- [Requirement]:
Leave out the pictures and copy everything else below exactly.

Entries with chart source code
◆ ◆ ◆ ◆ ◆

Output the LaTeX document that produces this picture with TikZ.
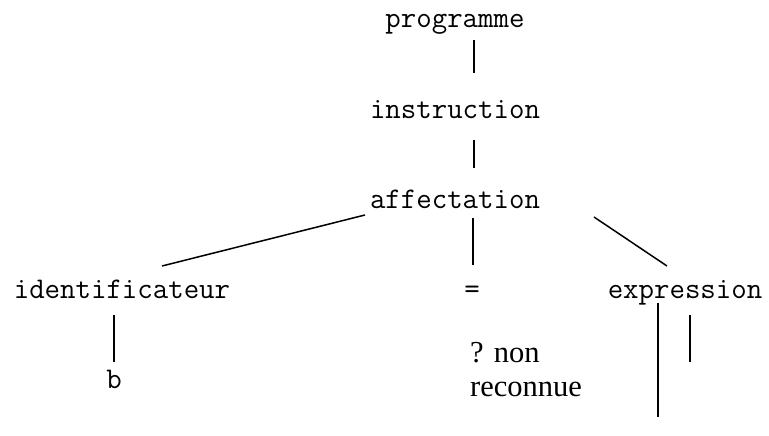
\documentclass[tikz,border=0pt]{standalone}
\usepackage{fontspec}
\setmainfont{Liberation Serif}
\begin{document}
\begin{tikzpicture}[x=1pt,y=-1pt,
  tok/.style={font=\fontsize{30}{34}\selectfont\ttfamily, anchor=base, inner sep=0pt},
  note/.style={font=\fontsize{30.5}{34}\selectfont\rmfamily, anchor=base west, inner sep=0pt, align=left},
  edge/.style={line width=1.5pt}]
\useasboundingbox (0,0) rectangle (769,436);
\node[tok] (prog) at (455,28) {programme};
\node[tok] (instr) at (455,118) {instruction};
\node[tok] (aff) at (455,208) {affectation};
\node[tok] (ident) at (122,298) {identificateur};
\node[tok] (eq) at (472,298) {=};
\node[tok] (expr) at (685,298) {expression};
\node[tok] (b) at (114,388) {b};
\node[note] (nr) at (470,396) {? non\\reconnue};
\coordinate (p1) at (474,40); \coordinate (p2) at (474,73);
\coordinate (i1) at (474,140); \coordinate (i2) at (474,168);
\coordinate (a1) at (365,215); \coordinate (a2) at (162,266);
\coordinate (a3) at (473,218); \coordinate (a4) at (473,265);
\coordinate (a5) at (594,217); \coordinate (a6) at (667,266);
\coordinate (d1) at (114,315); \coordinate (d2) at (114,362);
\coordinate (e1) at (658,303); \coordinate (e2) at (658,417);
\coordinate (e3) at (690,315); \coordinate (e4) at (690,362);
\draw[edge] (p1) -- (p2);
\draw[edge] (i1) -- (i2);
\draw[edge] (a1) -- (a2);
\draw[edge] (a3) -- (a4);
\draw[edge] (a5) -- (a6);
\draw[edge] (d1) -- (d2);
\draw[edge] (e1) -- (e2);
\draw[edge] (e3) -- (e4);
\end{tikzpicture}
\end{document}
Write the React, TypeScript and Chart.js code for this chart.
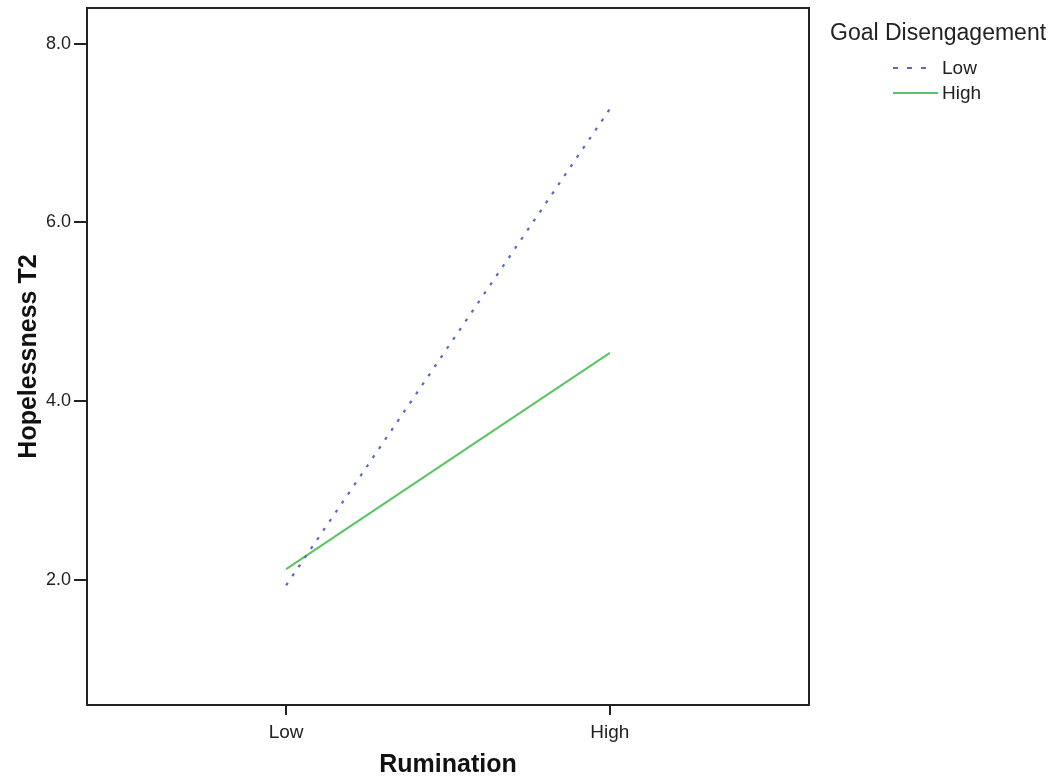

◆ ◆ ◆ ◆ ◆

- [Answer for the task]:
Output the LaTeX document that produces this picture with TikZ.
\documentclass[tikz,border=0pt]{standalone}
\usepackage{fontspec}
\setmainfont{Liberation Serif}
\begin{document}
\begin{tikzpicture}[x=1pt,y=-1pt,
  tok/.style={font=\fontsize{30}{34}\selectfont\ttfamily, anchor=base, inner sep=0pt},
  note/.style={font=\fontsize{30.5}{34}\selectfont\rmfamily, anchor=base west, inner sep=0pt, align=left},
  edge/.style={line width=1.5pt}]
\useasboundingbox (0,0) rectangle (769,436);
\node[tok] (prog) at (455,28) {programme};
\node[tok] (instr) at (455,118) {instruction};
\node[tok] (aff) at (455,208) {affectation};
\node[tok] (ident) at (122,298) {identificateur};
\node[tok] (eq) at (472,298) {=};
\node[tok] (expr) at (685,298) {expression};
\node[tok] (b) at (114,388) {b};
\node[note] (nr) at (470,396) {? non\\reconnue};
\coordinate (p1) at (474,40); \coordinate (p2) at (474,73);
\coordinate (i1) at (474,140); \coordinate (i2) at (474,168);
\coordinate (a1) at (365,215); \coordinate (a2) at (162,266);
\coordinate (a3) at (473,218); \coordinate (a4) at (473,265);
\coordinate (a5) at (594,217); \coordinate (a6) at (667,266);
\coordinate (d1) at (114,315); \coordinate (d2) at (114,362);
\coordinate (e1) at (658,303); \coordinate (e2) at (658,417);
\coordinate (e3) at (690,315); \coordinate (e4) at (690,362);
\draw[edge] (p1) -- (p2);
\draw[edge] (i1) -- (i2);
\draw[edge] (a1) -- (a2);
\draw[edge] (a3) -- (a4);
\draw[edge] (a5) -- (a6);
\draw[edge] (d1) -- (d2);
\draw[edge] (e1) -- (e2);
\draw[edge] (e3) -- (e4);
\end{tikzpicture}
\end{document}
Write the React, TypeScript and Chart.js code for this chart.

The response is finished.